Come ogni eroe che si rispetti, anche Smiley aveva bisogno di un’antagonista. Eccolo: l’Urss, il moloch acquattato al di là del Muro (a sua volta non una barriera ma una categoria dello spirito, si è di qua o di là comunque, come dimostrano i romanzi europei, latinoamericani o africani che Le Carré scrisse a Germania riunificata), il lato oscuro della forza. Un mostro personificato in Karla, lo Smiley della steppa, anche lui alla fine un uomo qualunque, quello che nel gruppo non spicca o, meglio, non si fa notare. Se Smiley è spinto da un ineluttabile senso della dignità personale, assai più che da qualunque retorica sulla difesa del mondo libero, Karla sembra motivato dall’ideologia e dalla fedeltà ai soviet. Sembra, nei primi libri, ma poi vai a sapere. A un certo punto anche Karla si trasforma, diventa pian piano più russo e meno sovietico. Il che non vuol dire che non faccia ciò che deve. Ma chissà perché, o per chi.

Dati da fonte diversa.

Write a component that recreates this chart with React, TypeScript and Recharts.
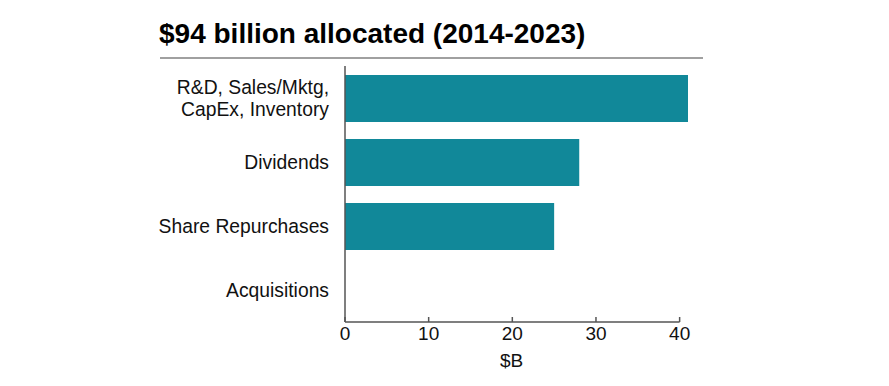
import React from 'react';
import { BarChart, Bar, XAxis, YAxis } from 'recharts';

const categories = ['R&D, Sales/Mktg,\nCapEx, Inventory', 'Dividends', 'Share Repurchases', 'Acquisitions'];
const values = [41, 28, 25, 0];
const xTicks = [0, 10, 20, 30, 40];
const title = '$94 billion allocated (2014-2023)';
const xLabel = '$B';

const data = categories.map((c, i) => ({ name: c, value: values[i] }));

const FONT = '"Liberation Sans", Arial, Helvetica, sans-serif';

const CategoryTick = (props: any) => {
  const { x, y, payload } = props;
  const lines = String(payload.value).split('\n');
  const n = lines.length;
  const lh = 22.5;
  return (
    <g>
      {lines.map((l, i) => (
        <text
          key={i}
          x={x}
          y={y + 6.8 + (i - (n - 1) / 2) * lh}
          textAnchor="end"
          fontSize={19.3}
          fontFamily={FONT}
          fill="#111"
        >
          {l}
        </text>
      ))}
    </g>
  );
};

export default function App() {
  return (
    <div style={{ position: 'absolute', left: 0, top: 0, width: 889, height: 386, background: '#fff', fontFamily: FONT }}>
      <div
        style={{
          position: 'absolute',
          left: 159,
          top: 20.3,
          fontSize: 28,
          lineHeight: '28px',
          fontWeight: 'bold',
          color: '#000',
          whiteSpace: 'nowrap',
        }}
      >
        {title}
      </div>
      <div style={{ position: 'absolute', left: 160, top: 56.5, width: 543, height: 2, background: '#a0a0a0' }} />
      <BarChart
        width={889}
        height={386}
        data={data}
        layout="vertical"
        margin={{ top: 66, right: 201, bottom: 0, left: 0 }}
        barSize={47}
      >
        <XAxis
          type="number"
          dataKey="value"
          domain={[0, 41]}
          ticks={xTicks}
          interval={0}
          height={64}
          axisLine={{ stroke: '#555', strokeWidth: 1.5, strokeDasharray: '334.6 100' }}
          tickLine={{ stroke: '#555', strokeWidth: 1.5 }}
          tickSize={-5}
          tickMargin={10}
          tick={{ fill: '#111', fontSize: 19, fontFamily: FONT }}
          label={{ value: xLabel, position: 'insideBottom', offset: 19, dx: -5, fill: '#111', fontSize: 19, fontFamily: FONT }}
        />
        <YAxis
          type="category"
          dataKey="name"
          width={345}
          axisLine={{ stroke: '#555', strokeWidth: 1.5 }}
          tickLine={false}
          tickSize={0}
          tickMargin={16}
          interval={0}
          tick={<CategoryTick />}
        />
        <Bar dataKey="value" fill="#118899" isAnimationActive={false} />
      </BarChart>
    </div>
  );
}
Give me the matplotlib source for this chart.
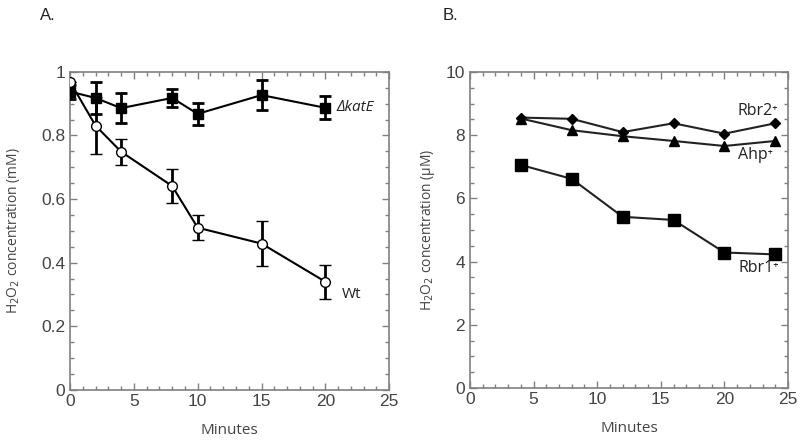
import numpy as np
import matplotlib
matplotlib.use("Agg")
import matplotlib.pyplot as plt
from matplotlib.ticker import MultipleLocator, FormatStrFormatter

# Panel A data
minA = [0, 2, 4, 8, 10, 15, 20]
katE = [0.938, 0.918, 0.886, 0.918, 0.868, 0.927, 0.887]
katE_err = [0.022, 0.05, 0.047, 0.028, 0.035, 0.046, 0.036]
wt = [0.969, 0.831, 0.749, 0.641, 0.510, 0.460, 0.340]
wt_err = [0.0, 0.09, 0.041, 0.053, 0.039, 0.07, 0.054]

# Panel B data
minB = [4, 8, 12, 16, 20, 24]
rbr2 = [8.56, 8.52, 8.10, 8.38, 8.05, 8.38]
ahp = [8.53, 8.16, 7.97, 7.82, 7.66, 7.82]
rbr1 = [7.06, 6.62, 5.42, 5.32, 4.29, 4.23]

spine_col = "#808080"
txt_col = "#444444"
fam = ["Open Sans", "DejaVu Sans"]

fig = plt.figure(figsize=(8, 4.41), dpi=100)
axA = fig.add_axes([0.0875, 0.116, 0.399, 0.721])
axB = fig.add_axes([0.5875, 0.120, 0.3975, 0.7166])


def style(ax, ymax, ymajor, yminor):
    ax.set_xlim(0, 25)
    ax.set_ylim(0, ymax)
    ax.xaxis.set_major_locator(MultipleLocator(5))
    ax.xaxis.set_minor_locator(MultipleLocator(1))
    ax.yaxis.set_major_locator(MultipleLocator(ymajor))
    ax.yaxis.set_minor_locator(MultipleLocator(yminor))
    ax.yaxis.set_major_formatter(FormatStrFormatter("%g"))
    ax.tick_params(which="both", direction="in", top=True, right=True,
                   color=spine_col, labelcolor=txt_col, labelsize=12.5)
    ax.tick_params(which="major", length=5, width=1)
    ax.tick_params(which="minor", length=3, width=1)
    ax.tick_params(axis="x", pad=3)
    for s in ax.spines.values():
        s.set_color(spine_col)
        s.set_linewidth(1.2)
    ax.set_xlabel("Minutes", fontsize=11, color=txt_col, family=fam, labelpad=10)
    for lab in ax.get_xticklabels() + ax.get_yticklabels():
        lab.set_family("Liberation Sans")


style(axA, 1, 0.2, 0.05)
style(axB, 10, 2, 0.5)

# Panel A
axA.errorbar(minA, katE, yerr=katE_err, color="black", lw=1.5, marker="s", ms=7,
             mfc="black", mec="black", capsize=4, capthick=2, elinewidth=2, zorder=3)
axA.errorbar(minA, wt, yerr=wt_err, color="black", lw=1.5, marker="o", ms=7,
             mfc="white", mec="black", mew=1, capsize=4, capthick=2, elinewidth=2, zorder=4)
axA.text(20.9, 0.888, "ΔkatE", fontsize=11, style="italic", va="center", color="#222222",
         family=fam)
axA.text(21.3, 0.30, "Wt", fontsize=11, va="center", color="#222222", family=fam)
axA.set_ylabel("H$_2$O$_2$ concentration (mM)", fontsize=10, color=txt_col, family=fam,
               labelpad=14)

fig.text(0.05, 0.965, "A.", fontsize=12, color="#222222", family="Liberation Sans", va="center")

# Panel B
axB.plot(minB, rbr2, color="#222222", lw=1.5, marker="D", ms=5.5, mfc="black", mec="black")
axB.plot(minB, ahp, color="#222222", lw=1.5, marker="^", ms=7, mfc="black", mec="black")
axB.plot(minB, rbr1, color="#222222", lw=1.5, marker="s", ms=8, mfc="black", mec="black")
axB.text(21.0, 8.78, "Rbr2⁺", fontsize=11.5, va="center", color="#222222", family=fam)
axB.text(21.1, 7.38, "Ahp⁺", fontsize=11.5, va="center", color="#222222", family=fam)
axB.text(21.1, 3.80, "Rbr1⁺", fontsize=11.5, va="center", color="#222222", family=fam)
axB.set_ylabel("H$_2$O$_2$ concentration (μM)", fontsize=10, color=txt_col, family=fam,
               labelpad=6)
fig.text(0.553, 0.965, "B.", fontsize=12, color="#222222", family="Liberation Sans", va="center")

fig.savefig("out.png", dpi=100)
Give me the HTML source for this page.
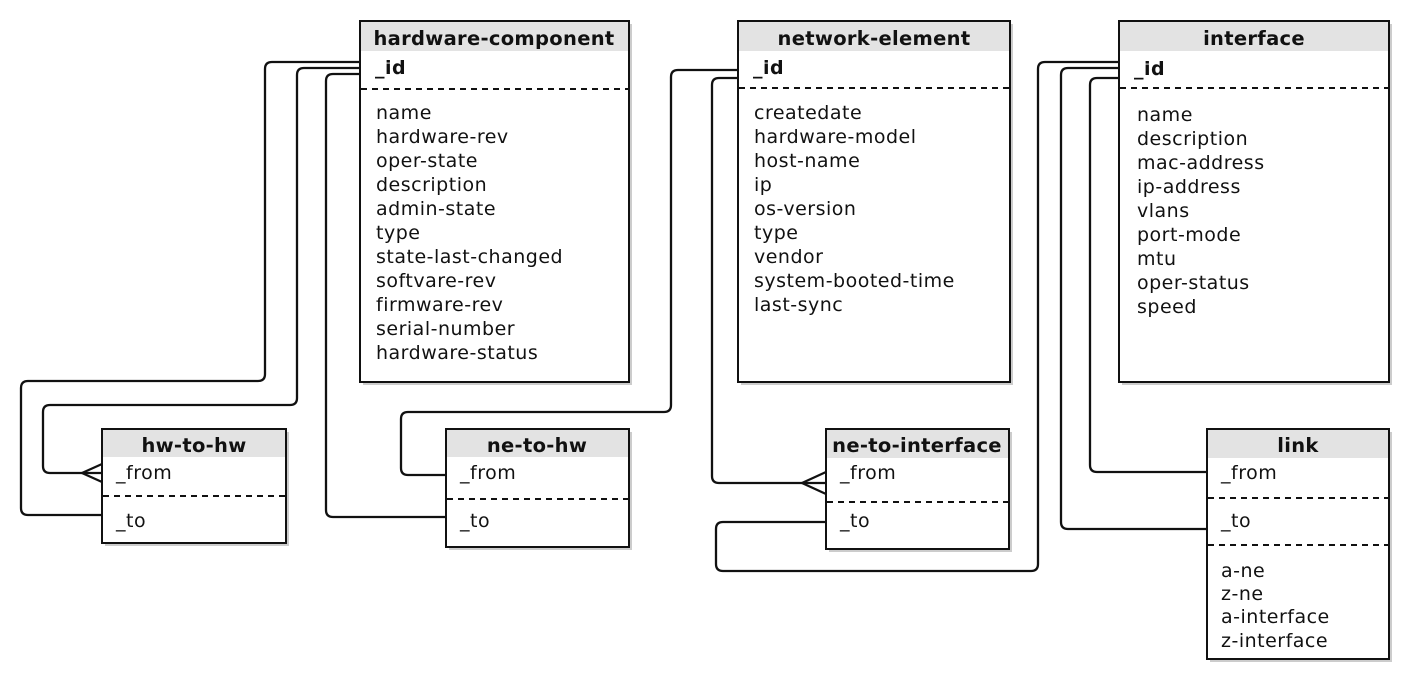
<!DOCTYPE html>
<html><head><meta charset="utf-8"><style>
html,body{margin:0;padding:0;background:#fff;}
svg{display:block;}
text{font-family:"DejaVu Sans","Liberation Sans",sans-serif;font-size:19px;letter-spacing:0.5px;fill:#111;}
.t{font-weight:bold;font-size:19.5px;letter-spacing:0.3px;}
.b{font-weight:bold;}
.box{fill:#fff;stroke:#111;stroke-width:2;}
.sh{fill:#ccc;}
.hd{fill:#e3e3e3;}
.ds{stroke:#111;stroke-width:2;stroke-dasharray:6,5;}
.c{fill:none;stroke:#111;stroke-width:2.3;stroke-linejoin:round;}
</style></head><body>
<svg width="1424" height="692" viewBox="0 0 1424 692">
<g class="c">
<path d="M360 62 H272 Q265 62 265 69 V374 Q265 381 258 381 H28 Q21 381 21 388 V508 Q21 515 28 515 H102"/>
<path d="M360 68 H304 Q297 68 297 75 V398 Q297 405 290 405 H50 Q43 405 43 412 V466 Q43 473 50 473 H102"/>
<path d="M82 473 L102 464 M82 473 L102 482"/>
<path d="M360 74 H333 Q326 74 326 81 V510 Q326 517 333 517 H446"/>
<path d="M738 70 H678 Q671 70 671 77 V405 Q671 412 664 412 H408 Q401 412 401 419 V468 Q401 475 408 475 H446"/>
<path d="M738 78 H719 Q712 78 712 85 V476 Q712 483 719 483 H826"/>
<path d="M802 483 L826 472 M802 483 L826 494"/>
<path d="M1119 62 H1045 Q1038 62 1038 69 V564 Q1038 571 1031 571 H723 Q716 571 716 564 V529 Q716 522 723 522 H826"/>
<path d="M1119 68 H1068 Q1061 68 1061 75 V522 Q1061 529 1068 529 H1207"/>
<path d="M1119 78 H1097 Q1090 78 1090 85 V465 Q1090 472 1097 472 H1207"/>
</g>
<rect class="sh" x="363" y="24" width="269" height="361"/>
<rect class="box" x="360" y="21" width="269" height="361"/>
<rect class="hd" x="361" y="22" width="267" height="29"/>
<text class="t" x="494" y="45" text-anchor="middle">hardware-component</text>
<text class="b" x="375" y="74">_id</text>
<line class="ds" x1="361" y1="89" x2="628" y2="89"/>
<text x="376" y="119">name</text><text x="376" y="143">hardware-rev</text><text x="376" y="167">oper-state</text><text x="376" y="191">description</text><text x="376" y="215">admin-state</text><text x="376" y="239">type</text><text x="376" y="263">state-last-changed</text><text x="376" y="287">softvare-rev</text><text x="376" y="311">firmware-rev</text><text x="376" y="335">serial-number</text><text x="376" y="359">hardware-status</text>
<rect class="sh" x="741" y="24" width="272" height="361"/>
<rect class="box" x="738" y="21" width="272" height="361"/>
<rect class="hd" x="739" y="22" width="270" height="29"/>
<text class="t" x="874" y="45" text-anchor="middle">network-element</text>
<text class="b" x="753" y="74">_id</text>
<line class="ds" x1="739" y1="88" x2="1009" y2="88"/>
<text x="754" y="119">createdate</text><text x="754" y="143">hardware-model</text><text x="754" y="167">host-name</text><text x="754" y="191">ip</text><text x="754" y="215">os-version</text><text x="754" y="239">type</text><text x="754" y="263">vendor</text><text x="754" y="287">system-booted-time</text><text x="754" y="311">last-sync</text>
<rect class="sh" x="1122" y="24" width="270" height="361"/>
<rect class="box" x="1119" y="21" width="270" height="361"/>
<rect class="hd" x="1120" y="22" width="268" height="29"/>
<text class="t" x="1254" y="45" text-anchor="middle">interface</text>
<text class="b" x="1134" y="75">_id</text>
<line class="ds" x1="1120" y1="88" x2="1388" y2="88"/>
<text x="1137" y="121">name</text><text x="1137" y="145">description</text><text x="1137" y="169">mac-address</text><text x="1137" y="193">ip-address</text><text x="1137" y="217">vlans</text><text x="1137" y="241">port-mode</text><text x="1137" y="265">mtu</text><text x="1137" y="289">oper-status</text><text x="1137" y="313">speed</text>
<rect class="sh" x="105" y="432" width="184" height="114"/>
<rect class="box" x="102" y="429" width="184" height="114"/>
<rect class="hd" x="103" y="430" width="182" height="27"/>
<text class="t" x="194" y="452" text-anchor="middle">hw-to-hw</text>
<text x="116" y="479">_from</text>
<line class="ds" x1="103" y1="496" x2="285" y2="496"/>
<text x="116" y="527">_to</text>
<rect class="sh" x="449" y="432" width="183" height="118"/>
<rect class="box" x="446" y="429" width="183" height="118"/>
<rect class="hd" x="447" y="430" width="181" height="27"/>
<text class="t" x="537" y="452" text-anchor="middle">ne-to-hw</text>
<text x="460" y="479">_from</text>
<line class="ds" x1="447" y1="499" x2="628" y2="499"/>
<text x="460" y="527">_to</text>
<rect class="sh" x="829" y="432" width="183" height="120"/>
<rect class="box" x="826" y="429" width="183" height="120"/>
<rect class="hd" x="827" y="430" width="181" height="28"/>
<text class="t" x="917" y="452" text-anchor="middle">ne-to-interface</text>
<text x="840" y="479">_from</text>
<line class="ds" x1="827" y1="502" x2="1008" y2="502"/>
<text x="840" y="527">_to</text>
<rect class="sh" x="1210" y="432" width="182" height="230"/>
<rect class="box" x="1207" y="429" width="182" height="230"/>
<rect class="hd" x="1208" y="430" width="180" height="28"/>
<text class="t" x="1298" y="452" text-anchor="middle">link</text>
<text x="1221" y="479">_from</text>
<line class="ds" x1="1208" y1="498" x2="1388" y2="498"/>
<text x="1221" y="527">_to</text>
<line class="ds" x1="1208" y1="545" x2="1388" y2="545"/>
<text x="1221" y="577">a-ne</text><text x="1221" y="600">z-ne</text><text x="1221" y="623">a-interface</text><text x="1221" y="647">z-interface</text>
</svg>
</body></html>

Il personaggio di Karla, in Le Carré, era ispirato a un uomo realmente esistito, Markus Wolf detto Misha, mitico capo dei servizi di spionaggio della Germania Est. Aveva ottenuto risultati incredibili, per esempio piazzare uno dei suoi nel ruolo di consigliere di Willy Brandt, cancelliere della Germania Ovest. Lo chiamavano “l’uomo senza volto” perché in trent’anni di servizio non si era mai lasciato fotografare. Si vide che faccia aveva solo nel 1986, quando abbandonò il servizio per schierarsi al fianco dei “liberalizzatori” che criticavano il regime.
Capii tutta la grandezza di Le Carré quando ebbi l’occasione di incontrare e intervistare due volte Misha-Karla. Viveva nel centro di Berlino, nel quartiere Mitte, a due passi dall’Isola dei Musei. Bella zona, borghese, ma niente lussi. Un condominio anonimo, un appartamento discreto. Lui era cortese ma distaccato, come se si fosse congedato per sempre dalla vecchia vita di intrighi e macchinazioni, documenti trafugati, vite rovinate o cancellate. Forse anche lui, come l’ultima spia di Le Carré, avrebbe voluto dire a Qualcuno che in fondo era una brava persona. Ma era troppo tardi. Come lo scrittore ci ha raccontato, presa una certa strada diventa sempre troppo tardi.